→ DATA BLOCK:
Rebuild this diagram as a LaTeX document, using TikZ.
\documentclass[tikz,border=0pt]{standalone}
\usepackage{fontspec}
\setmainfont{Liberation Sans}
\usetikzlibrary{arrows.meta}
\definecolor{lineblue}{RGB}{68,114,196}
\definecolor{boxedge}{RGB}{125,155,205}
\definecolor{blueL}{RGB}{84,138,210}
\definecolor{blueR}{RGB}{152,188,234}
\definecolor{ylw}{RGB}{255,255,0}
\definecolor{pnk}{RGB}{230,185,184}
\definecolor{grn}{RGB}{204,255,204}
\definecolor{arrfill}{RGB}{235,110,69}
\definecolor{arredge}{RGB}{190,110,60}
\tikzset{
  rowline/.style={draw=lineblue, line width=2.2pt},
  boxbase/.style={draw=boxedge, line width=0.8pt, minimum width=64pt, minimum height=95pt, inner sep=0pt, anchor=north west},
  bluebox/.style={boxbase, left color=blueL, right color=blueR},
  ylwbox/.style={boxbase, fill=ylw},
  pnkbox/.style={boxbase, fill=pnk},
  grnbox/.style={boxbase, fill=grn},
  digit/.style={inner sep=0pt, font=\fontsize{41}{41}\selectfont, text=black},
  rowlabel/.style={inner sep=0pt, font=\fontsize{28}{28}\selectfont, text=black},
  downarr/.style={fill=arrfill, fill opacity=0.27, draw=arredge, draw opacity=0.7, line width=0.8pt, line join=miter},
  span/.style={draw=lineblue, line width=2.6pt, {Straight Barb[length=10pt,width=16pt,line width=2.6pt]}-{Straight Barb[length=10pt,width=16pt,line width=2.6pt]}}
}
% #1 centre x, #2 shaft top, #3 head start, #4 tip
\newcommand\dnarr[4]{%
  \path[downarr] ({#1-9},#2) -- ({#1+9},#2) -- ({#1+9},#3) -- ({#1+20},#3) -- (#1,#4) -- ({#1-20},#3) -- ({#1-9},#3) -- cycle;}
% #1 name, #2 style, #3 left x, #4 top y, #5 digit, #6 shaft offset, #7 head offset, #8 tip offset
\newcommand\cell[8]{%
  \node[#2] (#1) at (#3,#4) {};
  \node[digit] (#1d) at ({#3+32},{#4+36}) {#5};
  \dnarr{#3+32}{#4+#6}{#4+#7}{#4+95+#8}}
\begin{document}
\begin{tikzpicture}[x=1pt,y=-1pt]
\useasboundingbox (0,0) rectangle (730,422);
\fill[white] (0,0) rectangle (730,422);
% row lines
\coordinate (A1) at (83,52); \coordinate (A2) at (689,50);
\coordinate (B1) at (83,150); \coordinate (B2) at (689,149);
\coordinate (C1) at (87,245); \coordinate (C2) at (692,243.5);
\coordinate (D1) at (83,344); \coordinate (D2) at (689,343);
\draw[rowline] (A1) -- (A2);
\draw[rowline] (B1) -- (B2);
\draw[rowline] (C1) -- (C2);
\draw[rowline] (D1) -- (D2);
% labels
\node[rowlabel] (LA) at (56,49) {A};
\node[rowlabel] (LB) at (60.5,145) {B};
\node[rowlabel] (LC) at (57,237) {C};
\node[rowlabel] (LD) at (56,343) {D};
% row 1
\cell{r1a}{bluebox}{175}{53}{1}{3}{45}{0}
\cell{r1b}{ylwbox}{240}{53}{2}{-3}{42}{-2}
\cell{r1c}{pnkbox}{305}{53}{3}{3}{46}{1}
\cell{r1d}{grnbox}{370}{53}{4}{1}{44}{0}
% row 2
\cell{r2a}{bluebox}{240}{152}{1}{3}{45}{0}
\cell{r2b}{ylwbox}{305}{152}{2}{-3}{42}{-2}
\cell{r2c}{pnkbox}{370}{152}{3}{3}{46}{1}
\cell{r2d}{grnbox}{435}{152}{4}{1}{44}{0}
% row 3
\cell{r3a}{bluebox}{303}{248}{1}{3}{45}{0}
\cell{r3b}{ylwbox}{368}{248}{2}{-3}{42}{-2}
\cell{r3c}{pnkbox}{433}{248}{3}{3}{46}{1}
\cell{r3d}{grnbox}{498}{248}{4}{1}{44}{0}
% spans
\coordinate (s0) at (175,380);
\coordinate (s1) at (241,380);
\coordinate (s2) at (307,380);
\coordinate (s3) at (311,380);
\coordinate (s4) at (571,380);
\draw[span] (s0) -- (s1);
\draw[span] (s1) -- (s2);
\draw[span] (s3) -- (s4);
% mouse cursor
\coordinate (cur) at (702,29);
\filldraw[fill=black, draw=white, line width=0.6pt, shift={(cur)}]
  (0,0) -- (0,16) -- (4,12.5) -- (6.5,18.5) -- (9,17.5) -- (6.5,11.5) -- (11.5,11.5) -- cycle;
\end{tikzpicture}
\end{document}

→ WRITTEN PROBLEM: All of the lines above need to be given again exactly.

→ SOLUTION:
Rebuild this diagram as a LaTeX document, using TikZ.
\documentclass[tikz,border=0pt]{standalone}
\usepackage{fontspec}
\setmainfont{Liberation Sans}
\usetikzlibrary{arrows.meta}
\definecolor{lineblue}{RGB}{68,114,196}
\definecolor{boxedge}{RGB}{125,155,205}
\definecolor{blueL}{RGB}{84,138,210}
\definecolor{blueR}{RGB}{152,188,234}
\definecolor{ylw}{RGB}{255,255,0}
\definecolor{pnk}{RGB}{230,185,184}
\definecolor{grn}{RGB}{204,255,204}
\definecolor{arrfill}{RGB}{235,110,69}
\definecolor{arredge}{RGB}{190,110,60}
\tikzset{
  rowline/.style={draw=lineblue, line width=2.2pt},
  boxbase/.style={draw=boxedge, line width=0.8pt, minimum width=64pt, minimum height=95pt, inner sep=0pt, anchor=north west},
  bluebox/.style={boxbase, left color=blueL, right color=blueR},
  ylwbox/.style={boxbase, fill=ylw},
  pnkbox/.style={boxbase, fill=pnk},
  grnbox/.style={boxbase, fill=grn},
  digit/.style={inner sep=0pt, font=\fontsize{41}{41}\selectfont, text=black},
  rowlabel/.style={inner sep=0pt, font=\fontsize{28}{28}\selectfont, text=black},
  downarr/.style={fill=arrfill, fill opacity=0.27, draw=arredge, draw opacity=0.7, line width=0.8pt, line join=miter},
  span/.style={draw=lineblue, line width=2.6pt, {Straight Barb[length=10pt,width=16pt,line width=2.6pt]}-{Straight Barb[length=10pt,width=16pt,line width=2.6pt]}}
}
% #1 centre x, #2 shaft top, #3 head start, #4 tip
\newcommand\dnarr[4]{%
  \path[downarr] ({#1-9},#2) -- ({#1+9},#2) -- ({#1+9},#3) -- ({#1+20},#3) -- (#1,#4) -- ({#1-20},#3) -- ({#1-9},#3) -- cycle;}
% #1 name, #2 style, #3 left x, #4 top y, #5 digit, #6 shaft offset, #7 head offset, #8 tip offset
\newcommand\cell[8]{%
  \node[#2] (#1) at (#3,#4) {};
  \node[digit] (#1d) at ({#3+32},{#4+36}) {#5};
  \dnarr{#3+32}{#4+#6}{#4+#7}{#4+95+#8}}
\begin{document}
\begin{tikzpicture}[x=1pt,y=-1pt]
\useasboundingbox (0,0) rectangle (730,422);
\fill[white] (0,0) rectangle (730,422);
% row lines
\coordinate (A1) at (83,52); \coordinate (A2) at (689,50);
\coordinate (B1) at (83,150); \coordinate (B2) at (689,149);
\coordinate (C1) at (87,245); \coordinate (C2) at (692,243.5);
\coordinate (D1) at (83,344); \coordinate (D2) at (689,343);
\draw[rowline] (A1) -- (A2);
\draw[rowline] (B1) -- (B2);
\draw[rowline] (C1) -- (C2);
\draw[rowline] (D1) -- (D2);
% labels
\node[rowlabel] (LA) at (56,49) {A};
\node[rowlabel] (LB) at (60.5,145) {B};
\node[rowlabel] (LC) at (57,237) {C};
\node[rowlabel] (LD) at (56,343) {D};
% row 1
\cell{r1a}{bluebox}{175}{53}{1}{3}{45}{0}
\cell{r1b}{ylwbox}{240}{53}{2}{-3}{42}{-2}
\cell{r1c}{pnkbox}{305}{53}{3}{3}{46}{1}
\cell{r1d}{grnbox}{370}{53}{4}{1}{44}{0}
% row 2
\cell{r2a}{bluebox}{240}{152}{1}{3}{45}{0}
\cell{r2b}{ylwbox}{305}{152}{2}{-3}{42}{-2}
\cell{r2c}{pnkbox}{370}{152}{3}{3}{46}{1}
\cell{r2d}{grnbox}{435}{152}{4}{1}{44}{0}
% row 3
\cell{r3a}{bluebox}{303}{248}{1}{3}{45}{0}
\cell{r3b}{ylwbox}{368}{248}{2}{-3}{42}{-2}
\cell{r3c}{pnkbox}{433}{248}{3}{3}{46}{1}
\cell{r3d}{grnbox}{498}{248}{4}{1}{44}{0}
% spans
\coordinate (s0) at (175,380);
\coordinate (s1) at (241,380);
\coordinate (s2) at (307,380);
\coordinate (s3) at (311,380);
\coordinate (s4) at (571,380);
\draw[span] (s0) -- (s1);
\draw[span] (s1) -- (s2);
\draw[span] (s3) -- (s4);
% mouse cursor
\coordinate (cur) at (702,29);
\filldraw[fill=black, draw=white, line width=0.6pt, shift={(cur)}]
  (0,0) -- (0,16) -- (4,12.5) -- (6.5,18.5) -- (9,17.5) -- (6.5,11.5) -- (11.5,11.5) -- cycle;
\end{tikzpicture}
\end{document}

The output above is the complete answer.